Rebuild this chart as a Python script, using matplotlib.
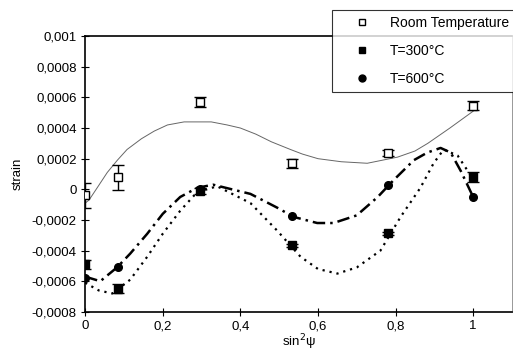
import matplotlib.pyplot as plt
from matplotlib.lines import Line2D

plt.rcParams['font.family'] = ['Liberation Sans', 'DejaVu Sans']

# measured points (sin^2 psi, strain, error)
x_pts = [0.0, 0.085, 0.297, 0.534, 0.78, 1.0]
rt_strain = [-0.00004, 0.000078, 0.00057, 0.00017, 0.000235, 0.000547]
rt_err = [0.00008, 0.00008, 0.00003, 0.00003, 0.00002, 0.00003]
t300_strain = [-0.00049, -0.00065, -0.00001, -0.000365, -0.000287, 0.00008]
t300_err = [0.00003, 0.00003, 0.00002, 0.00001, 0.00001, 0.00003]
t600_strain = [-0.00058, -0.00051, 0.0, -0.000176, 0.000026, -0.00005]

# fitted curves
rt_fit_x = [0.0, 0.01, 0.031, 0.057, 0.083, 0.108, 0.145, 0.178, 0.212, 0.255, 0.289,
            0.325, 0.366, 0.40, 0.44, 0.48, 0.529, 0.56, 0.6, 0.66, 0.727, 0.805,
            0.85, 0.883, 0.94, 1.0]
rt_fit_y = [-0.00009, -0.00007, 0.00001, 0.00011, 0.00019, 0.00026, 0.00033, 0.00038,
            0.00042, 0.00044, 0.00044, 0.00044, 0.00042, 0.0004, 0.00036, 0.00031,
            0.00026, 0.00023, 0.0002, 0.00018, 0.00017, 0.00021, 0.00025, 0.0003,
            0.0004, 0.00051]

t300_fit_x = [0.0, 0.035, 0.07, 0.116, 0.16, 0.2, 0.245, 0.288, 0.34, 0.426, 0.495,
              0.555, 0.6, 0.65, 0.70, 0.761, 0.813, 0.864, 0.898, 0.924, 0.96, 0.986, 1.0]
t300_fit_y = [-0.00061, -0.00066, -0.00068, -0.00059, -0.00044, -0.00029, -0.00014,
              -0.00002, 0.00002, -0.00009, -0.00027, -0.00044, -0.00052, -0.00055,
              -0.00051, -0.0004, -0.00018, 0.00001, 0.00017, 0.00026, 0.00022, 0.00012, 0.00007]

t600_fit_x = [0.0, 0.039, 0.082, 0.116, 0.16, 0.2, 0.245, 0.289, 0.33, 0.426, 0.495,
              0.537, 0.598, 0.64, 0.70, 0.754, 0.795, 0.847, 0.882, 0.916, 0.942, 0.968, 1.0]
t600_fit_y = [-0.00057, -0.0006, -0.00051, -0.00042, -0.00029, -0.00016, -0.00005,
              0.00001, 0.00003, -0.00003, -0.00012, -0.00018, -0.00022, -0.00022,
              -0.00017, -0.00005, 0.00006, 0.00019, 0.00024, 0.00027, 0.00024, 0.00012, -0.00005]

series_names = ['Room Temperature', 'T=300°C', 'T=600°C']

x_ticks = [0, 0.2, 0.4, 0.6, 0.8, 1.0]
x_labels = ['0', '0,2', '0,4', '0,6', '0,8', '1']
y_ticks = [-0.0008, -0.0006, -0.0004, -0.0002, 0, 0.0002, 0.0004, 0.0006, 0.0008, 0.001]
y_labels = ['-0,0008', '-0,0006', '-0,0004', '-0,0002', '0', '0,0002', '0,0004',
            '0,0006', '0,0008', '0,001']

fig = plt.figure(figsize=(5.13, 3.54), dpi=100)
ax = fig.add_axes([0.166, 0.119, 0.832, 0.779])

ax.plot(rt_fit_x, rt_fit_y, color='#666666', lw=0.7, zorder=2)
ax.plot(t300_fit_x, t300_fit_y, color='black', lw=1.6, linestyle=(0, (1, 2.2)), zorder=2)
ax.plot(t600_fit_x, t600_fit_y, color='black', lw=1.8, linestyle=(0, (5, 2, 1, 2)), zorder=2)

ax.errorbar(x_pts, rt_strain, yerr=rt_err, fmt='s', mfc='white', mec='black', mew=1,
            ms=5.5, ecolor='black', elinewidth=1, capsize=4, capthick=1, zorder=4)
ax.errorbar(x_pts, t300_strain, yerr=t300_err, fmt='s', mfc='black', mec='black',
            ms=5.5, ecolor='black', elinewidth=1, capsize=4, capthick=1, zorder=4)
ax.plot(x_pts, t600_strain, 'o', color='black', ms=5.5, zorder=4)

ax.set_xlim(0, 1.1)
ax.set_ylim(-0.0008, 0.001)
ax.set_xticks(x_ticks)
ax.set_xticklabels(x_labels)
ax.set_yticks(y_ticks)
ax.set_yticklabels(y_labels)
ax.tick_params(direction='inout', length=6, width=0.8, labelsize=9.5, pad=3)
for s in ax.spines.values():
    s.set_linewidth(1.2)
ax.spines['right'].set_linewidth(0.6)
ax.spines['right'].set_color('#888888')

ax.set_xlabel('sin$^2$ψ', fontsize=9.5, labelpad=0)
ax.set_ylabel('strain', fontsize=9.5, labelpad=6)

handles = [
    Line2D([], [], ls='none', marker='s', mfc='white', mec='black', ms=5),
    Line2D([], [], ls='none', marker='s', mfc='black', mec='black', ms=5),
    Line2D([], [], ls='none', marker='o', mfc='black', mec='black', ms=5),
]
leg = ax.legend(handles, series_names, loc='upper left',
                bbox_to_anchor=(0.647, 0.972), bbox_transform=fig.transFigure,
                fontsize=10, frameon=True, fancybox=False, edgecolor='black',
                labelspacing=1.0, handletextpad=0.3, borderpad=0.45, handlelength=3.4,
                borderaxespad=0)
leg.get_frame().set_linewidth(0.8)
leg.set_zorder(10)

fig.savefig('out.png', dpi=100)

* * *

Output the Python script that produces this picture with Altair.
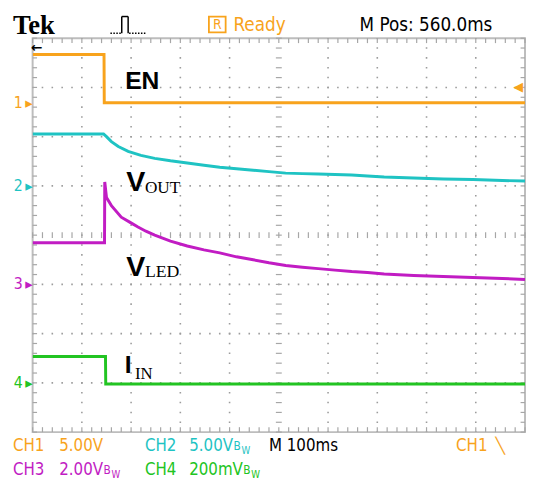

- Work to complete: Extract exactly the lines running from the line containing "Rebuild this chart" to the line containing "plt.rcParams['font.family'] = ['Liberation", with both end lines included and all pictures left out.

- Answer below:
Rebuild this chart as a Python script, using matplotlib.
import matplotlib.pyplot as plt
from matplotlib.lines import Line2D

plt.rcParams['font.family'] = ['Liberation Sans', 'DejaVu Sans']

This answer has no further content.